Trying to live a life my daughter will be proud of. Building real things and sharing the lessons along the way.

I’m driven by curiosity. I like getting to the atomic level of an idea, then finding a practical way to test it in the real world. I’m always looking for leverage. Sometimes that turns into a company. Sometimes it’s just a better question.

A lot of my work is connecting dots. I’m not the loudest in the room. I’m usually the one pulling together the builders, operators, and problem-solvers who should be in the same conversation.

I built my first e-bike after a back injury from Iraq made normal biking hard. That project became Propel. Running Propel was a decade-long education in the parts people don’t see: factories, safety, shipping, parts, warranties, service, and the handoffs that break when you scale.

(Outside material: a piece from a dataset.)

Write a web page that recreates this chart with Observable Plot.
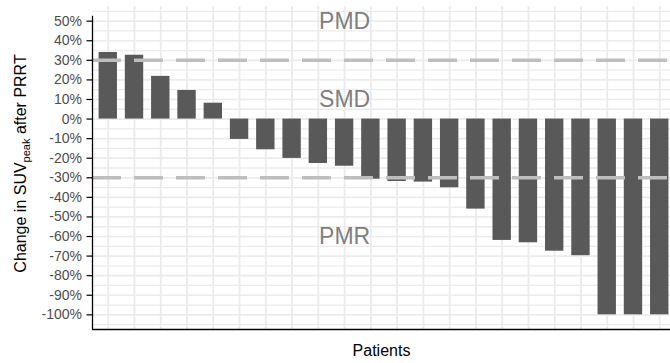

Over time, the bike story turned into a bigger obsession. We’ve gotten used to designing here and building far away. During COVID, when supply chains snapped, it got impossible to ignore how exposed that makes us.

I’ve seen what disruption costs, and I’m motivated by a simple idea: a better future is something you build. If we want real innovation, we have to be able to build for ourselves, learn fast, and iterate close to home.

That’s why I co-founded Bloom. We’re helping build the future closer to home by making it easier for hardware teams to connect the dots between manufacturing, logistics, and service. It’s the messy middle between an idea and a product in the world.

I started making videos through Propel to share what I was learning in real time and to document what was happening around this shift. Later I started a new channel, Future in the Making, focused on our future and how we actually build it. It just started, but I'm excited where it's headed.